In terms of devolution, there is a new recognition that Scotland needs more economic as well as political power, increasing the borrowing powers of the Scottish parliament to support a just transition to publicly-owned green industries, as well as renewing existing parts of our transitional infrastructure such as BiFab and the Caley. More importantly, there is now a clear sense that the basic structure of the UK has to change, with the House of Lords abolished and replaced with a Senate of the Regions and Nations, increasing the influence of Britain’s peripheralised areas over the direction of the state and ensuring a greater voice in debates over Britain’s wildly uneven economy. Leonard’s language of “breaking up the centralisation of power” and “sharing power” between nations, regions and communities suggested an even more radical reshaping of British sovereignty itself, dispersing it away from Westminster and across the whole country.

This was, he argued, part of a “long revolution,” and a “possible” one. The real test of possibility – when we will know whether this is all just words, or something more fundamental – will come when the wider UK party is confronted with the full proposals. Jon Trickett, tasked with drawing up plans for a British constitutional convention by Corbyn after he became leader, is set to make a keynote speech at the end of August at a conference run by “Politics For The Many”, a labour movement campaign for constitutional reform. There, we will get a sense of the extent to which the party in England recognises the need for a constitutional transformation to reinforce and democratise its economic agenda. The party’s left still likes to talk about an “irreversible shift in the balance of power and wealth in favour of working people,” a line from the party’s February 1974 manifesto; but so long as sovereignty sits undivided in London, any rebalancing will always be reversible. 

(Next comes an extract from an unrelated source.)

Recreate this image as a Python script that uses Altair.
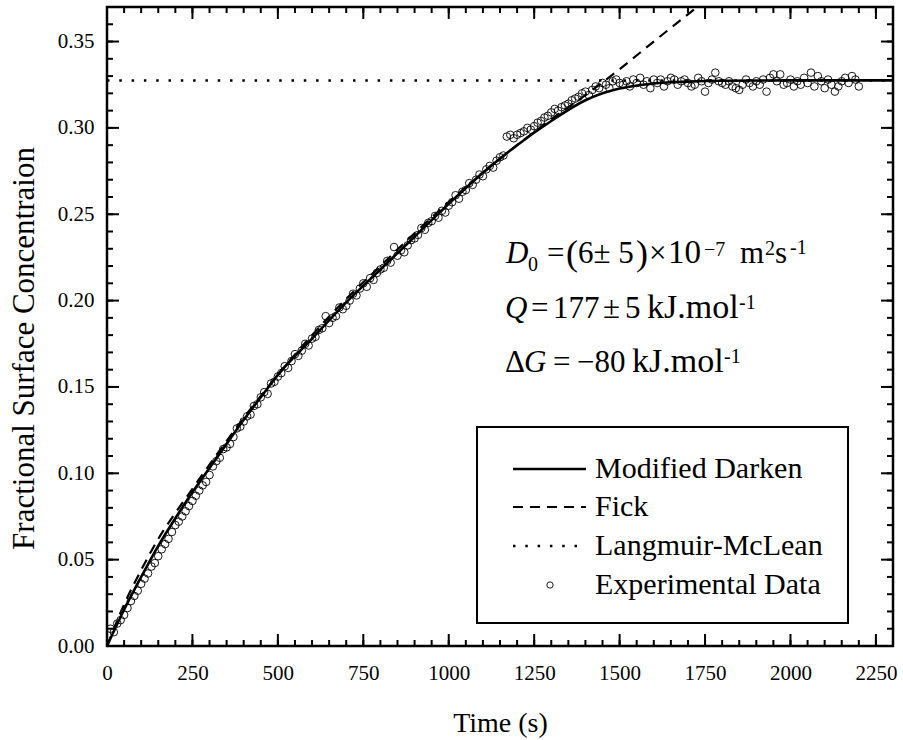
import altair as alt
import pandas as pd

# ---------------- data ----------------
exp_t = [
    10, 20, 30, 40, 50, 60, 70, 80, 90, 100,
    110, 120, 130, 140, 150, 160, 170, 180, 190, 200,
    210, 220, 230, 240, 250, 260, 270, 280, 290, 300,
    310, 320, 330, 340, 350, 360, 370, 380, 390, 400,
    410, 420, 430, 440, 450, 460, 470, 480, 490, 500,
    510, 520, 530, 540, 550, 560, 570, 580, 590, 600,
    610, 620, 630, 640, 650, 660, 670, 680, 690, 700,
    710, 720, 730, 740, 750, 760, 770, 780, 790, 800,
    810, 820, 830, 840, 850, 860, 870, 880, 890, 900,
    910, 920, 930, 940, 950, 960, 970, 980, 990, 1000,
    1010, 1020, 1030, 1040, 1050, 1060, 1070, 1080, 1090, 1100,
    1110, 1120, 1130, 1140, 1150, 1160, 1170, 1180, 1190, 1200,
    1210, 1220, 1230, 1240, 1250, 1260, 1270, 1280, 1290, 1300,
    1310, 1320, 1330, 1340, 1350, 1360, 1370, 1380, 1390, 1400,
    1410, 1420, 1430, 1440, 1450, 1460, 1470, 1480, 1490, 1500,
    1510, 1520, 1530, 1540, 1550, 1560, 1570, 1580, 1590, 1600,
    1610, 1620, 1630, 1640, 1650, 1660, 1670, 1680, 1690, 1700,
    1710, 1720, 1730, 1740, 1750, 1760, 1770, 1780, 1790, 1800,
    1810, 1820, 1830, 1840, 1850, 1860, 1870, 1880, 1890, 1900,
    1910, 1920, 1930, 1940, 1950, 1960, 1970, 1980, 1990, 2000,
    2010, 2020, 2030, 2040, 2050, 2060, 2070, 2080, 2090, 2100,
    2110, 2120, 2130, 2140, 2150, 2160, 2170, 2180, 2190, 2200,
]
exp_c = [
    0.010, 0.008, 0.013, 0.015, 0.018, 0.022, 0.026, 0.029, 0.032, 0.036,
    0.039, 0.042, 0.046, 0.048, 0.052, 0.056, 0.059, 0.062, 0.066, 0.070,
    0.072, 0.075, 0.078, 0.081, 0.084, 0.087, 0.090, 0.093, 0.095, 0.099,
    0.104, 0.107, 0.109, 0.114, 0.115, 0.117, 0.121, 0.126, 0.127, 0.130,
    0.133, 0.134, 0.139, 0.140, 0.144, 0.147, 0.146, 0.152, 0.153, 0.156,
    0.158, 0.162, 0.161, 0.165, 0.169, 0.168, 0.171, 0.175, 0.174, 0.178,
    0.179, 0.183, 0.184, 0.191, 0.187, 0.190, 0.191, 0.196, 0.195, 0.197,
    0.200, 0.204, 0.203, 0.207, 0.210, 0.208, 0.213, 0.212, 0.216, 0.218,
    0.219, 0.223, 0.222, 0.231, 0.226, 0.229, 0.228, 0.232, 0.235, 0.236,
    0.238, 0.242, 0.241, 0.245, 0.246, 0.249, 0.248, 0.252, 0.251, 0.255,
    0.257, 0.261, 0.259, 0.263, 0.264, 0.268, 0.267, 0.270, 0.273, 0.272,
    0.276, 0.278, 0.277, 0.281, 0.283, 0.284, 0.295, 0.296, 0.294, 0.296,
    0.297, 0.298, 0.300, 0.299, 0.301, 0.303, 0.304, 0.306, 0.307, 0.309,
    0.311, 0.310, 0.312, 0.313, 0.314, 0.316, 0.317, 0.318, 0.320, 0.321,
    0.319, 0.322, 0.324, 0.323, 0.326, 0.325, 0.323, 0.327, 0.328, 0.326,
    0.325, 0.327, 0.324, 0.328, 0.326, 0.329, 0.325, 0.327, 0.323, 0.328,
    0.326, 0.328, 0.324, 0.327, 0.329, 0.328, 0.325, 0.327, 0.328, 0.326,
    0.324, 0.325, 0.329, 0.327, 0.321, 0.326, 0.328, 0.332, 0.327, 0.326,
    0.325, 0.327, 0.324, 0.323, 0.322, 0.325, 0.328, 0.326, 0.324, 0.327,
    0.325, 0.328, 0.321, 0.329, 0.331, 0.327, 0.331, 0.325, 0.326, 0.328,
    0.324, 0.327, 0.325, 0.329, 0.326, 0.332, 0.324, 0.330, 0.327, 0.323,
    0.328, 0.325, 0.321, 0.324, 0.327, 0.329, 0.326, 0.330, 0.328, 0.324,
]

darken_t = [0, 50, 100, 150, 200, 250, 300, 350, 400, 450, 500, 600, 700, 800,
            900, 1000, 1100, 1200, 1300, 1400, 1450, 1500, 1550, 1600, 1700,
            1800, 2000, 2300]
darken_c = [0, 0.021, 0.040, 0.058, 0.074, 0.089, 0.103, 0.117, 0.131, 0.144,
            0.157, 0.178, 0.199, 0.218, 0.237, 0.256, 0.274, 0.290, 0.304,
            0.316, 0.320, 0.3228, 0.3245, 0.3257, 0.3268, 0.3273, 0.3275, 0.3275]

fick_t = [0, 50, 100, 150, 200, 250, 300, 400, 500, 600, 700, 800, 900, 1000,
          1100, 1200, 1300, 1400, 1500, 1600, 1727]
fick_c = [0, 0.024, 0.044, 0.062, 0.077, 0.091, 0.105, 0.132, 0.157, 0.180,
          0.201, 0.220, 0.239, 0.257, 0.274, 0.290, 0.305, 0.319, 0.334, 0.350,
          0.370]

lm_t = [0, 2300]
lm_c = [0.3275, 0.3275]

x_major = [0, 250, 500, 750, 1000, 1250, 1500, 1750, 2000, 2250]
x_minor = [0, 50, 100, 150, 200, 250, 300, 350, 400, 450, 500, 550, 600, 650,
           700, 750, 800, 850, 900, 950, 1000, 1050, 1100, 1150, 1200, 1250,
           1300, 1350, 1400, 1450, 1500, 1550, 1600, 1650, 1700, 1750, 1800,
           1850, 1900, 1950, 2000, 2050, 2100, 2150, 2200, 2250, 2300]
y_major = [0.0, 0.05, 0.10, 0.15, 0.20, 0.25, 0.30, 0.35]
y_minor = [0.0, 0.01, 0.02, 0.03, 0.04, 0.05, 0.06, 0.07, 0.08, 0.09, 0.10,
           0.11, 0.12, 0.13, 0.14, 0.15, 0.16, 0.17, 0.18, 0.19, 0.20, 0.21,
           0.22, 0.23, 0.24, 0.25, 0.26, 0.27, 0.28, 0.29, 0.30, 0.31, 0.32,
           0.33, 0.34, 0.35, 0.36, 0.37]

legend_labels = ["Modified Darken", "Fick", "Langmuir-McLean", "Experimental Data"]

# ---------------- layout / style ----------------
W, H = 786, 639
LEFT, TOP = 107, 7
FONT = "Liberation Serif"

xs = alt.Scale(domain=[0, 2300], nice=False, zero=False)
ys = alt.Scale(domain=[0, 0.37], nice=False, zero=False)

x_axis = alt.Axis(values=x_major, format="d", title="Time (s)", ticks=False,
                  domain=False, grid=False, labelFont=FONT, labelFontSize=21,
                  labelColor="black", labelPadding=16, labelFlush=False,
                  labelOverlap=False, titleFont=FONT, titleFontSize=28,
                  titleFontWeight="normal", titleColor="black", titleY=85,
                  titleBaseline="alphabetic")
y_axis = alt.Axis(values=y_major, format=".2f",
                  title="Fractional Surface Concentraion", ticks=False,
                  domain=False, grid=False, labelFont=FONT, labelFontSize=21,
                  labelColor="black", labelPadding=13, labelFlush=False,
                  labelOverlap=False, titleFont=FONT, titleFontSize=31,
                  titleFontWeight="normal", titleColor="black", titleX=-74,
                  titleY=341, titleAngle=270, titleBaseline="alphabetic",
                  titleAlign="center")


def X():
    return alt.X("t:Q", scale=xs, axis=x_axis)


def Y():
    return alt.Y("c:Q", scale=ys, axis=y_axis)


exp_df = pd.DataFrame({"t": exp_t, "c": exp_c})
dk_df = pd.DataFrame({"t": darken_t, "c": darken_c})
fk_df = pd.DataFrame({"t": fick_t, "c": fick_c})
lm_df = pd.DataFrame({"t": lm_t, "c": lm_c})
one = pd.DataFrame({"a": [0]})

points = alt.Chart(exp_df).mark_point(
    shape="circle", filled=False, size=58, color="black", strokeWidth=0.9,
    opacity=1
).encode(x=X(), y=Y())

lm_line = alt.Chart(lm_df).mark_line(
    color="black", strokeWidth=2.5, strokeDash=[2.5, 9.8], strokeCap="butt"
).encode(x=X(), y=Y())

fick_line = alt.Chart(fk_df).mark_line(
    color="black", strokeWidth=2.2, strokeDash=[10, 7], interpolate="monotone"
).encode(x=X(), y=Y())

dk_line = alt.Chart(dk_df).mark_line(
    color="black", strokeWidth=2.6, interpolate="monotone"
).encode(x=X(), y=Y())


def xticks(vals, y0, y1):
    return alt.Chart(pd.DataFrame({"t": vals})).mark_rule(
        color="black", strokeWidth=2
    ).encode(x=X(), y=alt.value(y0), y2=alt.value(y1))


def yticks(vals, x0, x1):
    return alt.Chart(pd.DataFrame({"c": vals})).mark_rule(
        color="black", strokeWidth=2
    ).encode(y=Y(), x=alt.value(x0), x2=alt.value(x1))


ticks = [
    xticks(x_major, H, H - 12), xticks(x_minor, H, H - 6),
    xticks(x_major, 0, 12), xticks(x_minor, 0, 6),
    yticks(y_major, 0, 12), yticks(y_minor, 0, 6),
    yticks(y_major, W, W - 12), yticks(y_minor, W, W - 6),
]

# ---------------- legend (drawn in the plot) ----------------
leg_box = alt.Chart(one).mark_rect(fill="white", stroke="black", strokeWidth=2).encode(
    x=alt.value(477 - LEFT), x2=alt.value(848 - LEFT),
    y=alt.value(427 - TOP), y2=alt.value(623 - TOP))

row_y = [469 - TOP, 507 - TOP, 546 - TOP, 585 - TOP]
sym_x0, sym_x1 = 513 - LEFT, 586 - LEFT


def leg_line(y, **kw):
    return alt.Chart(one).mark_rule(color="black", **kw).encode(
        x=alt.value(sym_x0), x2=alt.value(sym_x1), y=alt.value(y))


leg_items = [
    leg_line(row_y[0], strokeWidth=2.6),
    leg_line(row_y[1], strokeWidth=2.2, strokeDash=[10, 7]),
    leg_line(row_y[2], strokeWidth=2.5, strokeDash=[2.5, 9.8], strokeCap="butt"),
    alt.Chart(one).mark_point(shape="circle", filled=False, size=40, color="black",
                              strokeWidth=0.9, opacity=1).encode(
        x=alt.value(550 - LEFT), y=alt.value(row_y[3])),
]
for lbl, yy in zip(legend_labels, row_y):
    leg_items.append(alt.Chart(one).mark_text(
        align="left", baseline="middle", font=FONT, fontSize=30, color="black"
    ).encode(x=alt.value(595 - LEFT), y=alt.value(yy), text=alt.value(lbl)))


# ---------------- parameter annotation ----------------
def frag(s, px, py, size=31, italic=False):
    kw = dict(align="left", baseline="alphabetic", font=FONT, fontSize=size,
              color="black")
    if italic:
        kw["fontStyle"] = "italic"
    return alt.Chart(one).mark_text(**kw).encode(
        x=alt.value(px - LEFT), y=alt.value(py - TOP), text=alt.value(s))


notes = [
    frag("D", 506, 263, italic=True),
    frag("0", 528, 271, size=20),
    frag("=", 547, 263),
    frag("(", 566, 265, size=36),
    frag("6\u00b1 5", 578, 263),
    frag(")", 636, 265, size=36),
    frag("\u00d7", 649, 263),
    frag("10", 668, 263, size=33),
    frag("\u22127", 704, 256, size=20),
    frag("m", 740, 263),
    frag("2", 765, 255, size=20),
    frag("s", 775, 263),
    frag("-1", 790, 254, size=20),
    frag("Q", 505, 318, italic=True),
    frag("=", 531, 318),
    frag("177", 553, 318),
    frag("\u00b1", 603, 318),
    frag("5", 625, 318),
    frag("kJ.mol", 647, 318, size=34),
    frag("-1", 739, 309, size=20),
    frag("\u0394", 505, 372),
    frag("G", 524, 372, italic=True),
    frag("=", 553, 372),
    frag("\u221280", 577, 372),
    frag("kJ.mol", 632, 372, size=34),
    frag("-1", 724, 363, size=20),
]

chart = alt.layer(
    points, lm_line, fick_line, dk_line, *ticks, leg_box, *leg_items, *notes
).properties(
    width=W, height=H,
    padding={"left": LEFT, "top": TOP, "right": 903 - LEFT - W, "bottom": 740 - TOP - H},
    autosize="none", background="white",
).configure_view(stroke="black", strokeWidth=2.5)

chart.save("out.html", embed_options={"renderer": "svg", "actions": False})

The casualties of Britain’s reversible political and economic system are countless, from the miners at Orgreave to the workers at Caterpillar and Ravenscraig, all stuck at the wrong end of an ancien regime that lay hundreds of miles out of sight and reach. Labour owes it to them to restart the engine of real constitutional transformation on the banks of the Thames, and stop dangling straw promises of “more devolution” over the Clyde.